From Scott McCrea of the Fairbanks Daily News-Miner; October 11, 2012
Perhaps one of the more difficult forms of theater for your average audience member to comprehend is the style known as “Theatre of the Absurd.” It was a style that emerged after World War II with playwrights such as Samuel Beckett and Jean Genet. Theater critic and scholar Martin Esslin, who coined the phrase, wrote “The Theatre of the Absurd attacks the comfortable certainties of religious or political orthodoxy. It aims to shock its audience out of complacency, to bring it face to face with the harsh facts of the human situation as these writers see it.”
It’s not a style of theater common in Fairbanks, though the late Theatre UAF professor Anatoly Antohin would often times delve into the arena in his productions. Those wanting to get a dose of this world can do so with the Fairbanks Shakespeare Theater production of “Campaign: The Spectacle.” But in the case of this play, it’s more like an overdose.
Written by a local playwright who chose for some reason to remain anonymous, “Campaign” is a dark satire that focuses on how our presidential election would be if the whole political process was reduced to a one-night game show, with three candidates competing for the seat in the oval office.
It’s a great concept with enormous potential and most definitely is a timely production. The show features an accomplished director (Tom Robenolt), an exceptionally talented cast with some great newcomers to the Fairbanks theater scene, a vibrant and dynamic set, and one damn good rock and roll band. All of the pieces were there to make this into something truly wonderful — the missing element being, unfortunately, a rock solid script.
“Campaign,” more than anything, seems to suffer from an identity crisis as far as not being entirely sure of what kind of play it wants to be or how it wants us, as audience members, to react or feel.
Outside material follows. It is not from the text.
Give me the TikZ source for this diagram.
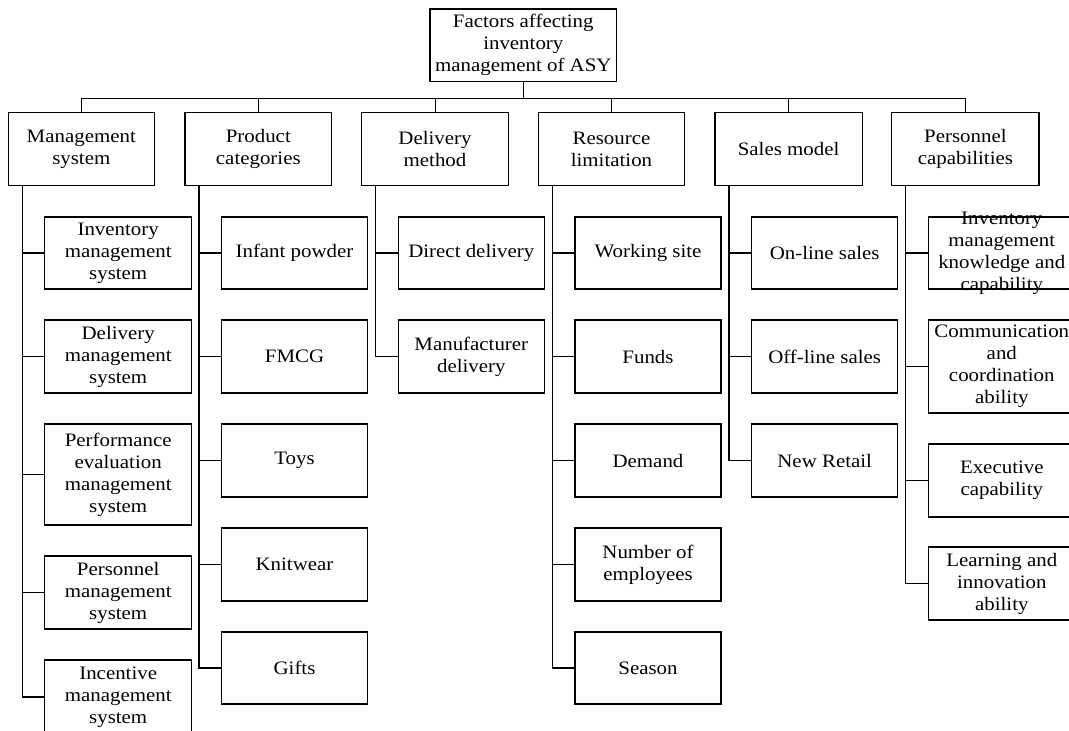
\documentclass[tikz,border=0pt]{standalone}
\usepackage{fontspec}
\setmainfont{Liberation Serif}[FakeStretch=1.1]
\tikzset{
  x=1pt, y=-1pt,
  bx/.style={draw, line width=1.2pt, inner sep=0pt, rectangle},
  txt/.style={align=center, inner sep=0pt, font=\fontsize{19}{22}\selectfont},
  bus/.style={line width=1pt},
  trunk/.style={line width=1.3pt},
}
\newcommand\mybox[6]{\node[bx, minimum width=#4, minimum height=#5] (#1) at (#2,#3) {}; \node[txt] at (#1) {#6};}
\begin{document}
\begin{tikzpicture}
\useasboundingbox (0,0) rectangle (1069,731);
\clip (0,0) rectangle (1069,731);
% root
\mybox{root}{523.3}{45.3}{186.7}{72.7}{Factors affecting\\inventory\\management of ASY}
% level 1
\mybox{m}{81.3}{149.2}{146}{73}{Management\\system}
\mybox{p}{258.3}{149.2}{146.7}{73}{Product\\categories}
\mybox{d}{435}{149.2}{146.5}{73}{Delivery\\method}
\mybox{r}{611.5}{149.2}{146.5}{73}{Resource\\limitation}
\mybox{s}{788.6}{149.2}{147.3}{73}{Sales model}
\mybox{c}{965.4}{149.2}{147.3}{73}{Personnel\\capabilities}
% column 1
\mybox{m1}{118.2}{253}{147}{72}{Inventory\\management\\system}
\mybox{m2}{118.2}{356.5}{147}{73}{Delivery\\management\\system}
\mybox{m3}{118.2}{474.5}{147}{101}{Performance\\evaluation\\management\\system}
\mybox{m4}{118.2}{592.5}{147}{73}{Personnel\\management\\system}
\mybox{m5}{118.2}{697}{147}{74}{Incentive\\management\\system}
% column 2
\mybox{p1}{294.5}{253}{145.6}{72}{Infant powder}
\mybox{p2}{294.5}{356.5}{145.6}{73}{FMCG}
\mybox{p3}{294.5}{460.5}{145.6}{73}{Toys}
\mybox{p4}{294.5}{564.5}{145.6}{73}{Knitwear}
\mybox{p5}{294.5}{668}{145.6}{72}{Gifts}
% column 3
\mybox{d1}{471.3}{253}{146}{72}{Direct delivery}
\mybox{d2}{471.3}{356.5}{146}{73}{Manufacturer\\delivery}
% column 4
\mybox{r1}{648}{253}{146}{72}{Working site}
\mybox{r2}{648}{356.5}{146}{73}{Funds}
\mybox{r3}{648}{460.5}{146}{73}{Demand}
\mybox{r4}{648}{564.5}{146}{73}{Number of\\employees}
\mybox{r5}{648}{668}{146}{72}{Season}
% column 5
\mybox{s1}{824.7}{253}{146}{72}{On-line sales}
\mybox{s2}{824.7}{356.5}{146}{73}{Off-line sales}
\mybox{s3}{824.7}{460.5}{146}{73}{New Retail}
% column 6
\mybox{c1}{1001.8}{253}{147}{72}{Inventory\\management\\knowledge and\\capability}
\mybox{c2}{1001.8}{366.5}{147}{93}{Communication\\and\\coordination\\ability}
\mybox{c3}{1001.8}{480.5}{147}{73}{Executive\\capability}
\mybox{c4}{1001.8}{583.5}{147}{73}{Learning and\\innovation\\ability}
% bus
\draw[trunk] (root.south) -- ++(0,15.8);
\foreach \n in {m,p,d,r,s,c} {
  \draw[bus] (root.south) ++(0,15.8) -| (\n.north);
}
% trunks
\foreach \n/\k in {m/5,p/5,d/2,r/5,s/3,c/4} {
  \foreach \i in {1,...,\k} {
    \draw[trunk] (\n.south west) ++(14.5,0) |- (\n\i.west);
  }
}
\end{tikzpicture}
\end{document}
There are moments when the focus is almost there — where you really feel as if you are understanding the message and what the show is conveying. Then, all of a sudden, a harlequin rides by on a tricycle and throws popcorn in your face and you’re back to square one, scratching your head (which is now covered in popcorn) and trying to figure out what exactly is going on.
Having said that, you won’t at any point be bored with the production nor will you find yourself looking at your watch. The play demands your attention from the beginning. Everything is loud and colorful and larger than life with non-stop eye candy. The actors don’t just appear on stage, they consume it, pulling you into their characters and world whether you want to join them or not. John Moffat leads the way as the frenetic master of ceremonies, Cash, who changes his personality just as much as his wardrobe; Levi Rion Ben-Israel as the aforementioned harlequin, who packs the energy of an entire power plant into his performance; Rakeem Edwards as Mr. Washington, the gyrating and smooth-talking incumbent; and Julia Hnilicka as the Palin-esque candidate Ms. Patterson, whose treatment in the show is unnerving at times.
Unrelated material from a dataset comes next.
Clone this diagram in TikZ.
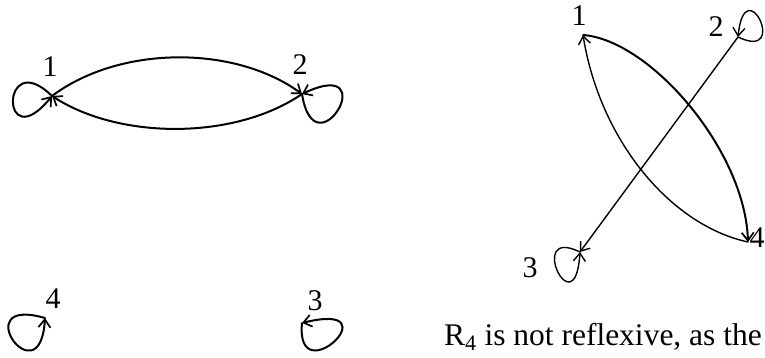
\documentclass[tikz,border=0pt]{standalone}
\usepackage{fontspec}
\setmainfont{Liberation Serif}
\usetikzlibrary{arrows.meta}
\begin{document}
\begin{tikzpicture}[x=1pt,y=-1pt,
  edge/.style={line width=2pt,line cap=round,-{Straight Barb[length=8pt,width=12pt,line width=1.7pt]}},
  thinedge/.style={line width=1.4pt,line cap=round,-{Straight Barb[length=8pt,width=12pt,line width=1.4pt]}},
  lab/.style={inner sep=0pt,font=\fontsize{30}{36}\selectfont}]
\useasboundingbox (0,0) rectangle (765,357);
% left graph vertices
\coordinate (L1) at (52,96);
\coordinate (L2) at (302,94);
\coordinate (L4) at (45,318);
\coordinate (L3) at (302,323);
\node[lab] (l1) at (50,67) {1};
\node[lab] (l2) at (300,65) {2};
\node[lab] (l4) at (53,299) {4};
\node[lab] (l3) at (315,301) {3};
\draw[edge] (L1) .. controls (120,45) and (235,45) .. (L2);
\draw[edge] (L2) .. controls (235,140) and (120,140) .. (L1);
\draw[edge] (L1) .. controls (0,45) and (0,160) .. (L1);
\draw[edge] (L2) .. controls (315,175) and (385,55) .. (L2);
\draw[edge] (L4) .. controls (-35,295) and (40,400) .. (L4);
\draw[edge] (L3) .. controls (295,395) and (395,300) .. (L3);
% right graph vertices
\coordinate (R1) at (583,35);
\coordinate (R2) at (738,37);
\coordinate (R3) at (580,252);
\coordinate (R4) at (748,242);
\node[lab] (r1) at (579,16) {1};
\node[lab] (r2) at (716,27) {2};
\node[lab] (r3) at (530,268) {3};
\node[lab] (r4) at (757,238) {4};
\draw[thinedge] (R2) -- (R3);
\draw[edge] (R1) .. controls (650,40) and (745,150) .. (R4);
\draw[thinedge] (R4) .. controls (670,225) and (600,140) .. (R1);
\draw[thinedge] (R2) .. controls (790,62) and (745,-32) .. (R2);
\draw[thinedge] (R3) .. controls (525,225) and (575,330) .. (R3);
% text
\node[inner sep=0pt,font=\fontsize{31.5}{38}\selectfont,anchor=base east] (txt) at (762,345) {R\textsubscript{4} is not reflexive, as the};
\end{tikzpicture}
\end{document}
The character that captivated me the most was that of the third candidate, Mr. Pupet (think “puppet”), played by Ian Tully. Tully didn’t have a lot of dialogue to work with, but his stage movements were some of the best I have seen and he displayed physical talents that took in a performance of their own.
The audience is pulled into the show as well, getting a chance to ask candidates questions and even partaking in a game on stage. Interesting approach but ultimately not the most effective. You want your audience to become involved and engaged, but you don’t want them to sit through the show being nervous that they might be forced to join in on the action.
The band, consisting of James Bartlett, Cassidy Phillips, Isaiah Kane and Gavin Hage, were spot on in their musical delivery and took the already high energy of the show from a 10 to an 11. Scenic designer Gary Graves, scenic artist Greg Gustafson and video/TV designer Chris John George team up to create a set that is a spectacle of its own, complete with a bank of 22 televisions showing a variety of footage ranging from news clips to cartoons throughout the show. There’s even a cameraman who follows characters as they go off stage, and the audience gets to see what happens on the screens.
Despite the above criticisms, I do want to applaud FST for being willing to roll the giant dice and take a chance on a local playwright as well as featuring a play that is far outside the norm of your typical local theater. “Campaign: The Spectacle” might not be quite ready for prime time just yet, but as I said before, the potential to do so is certainly there.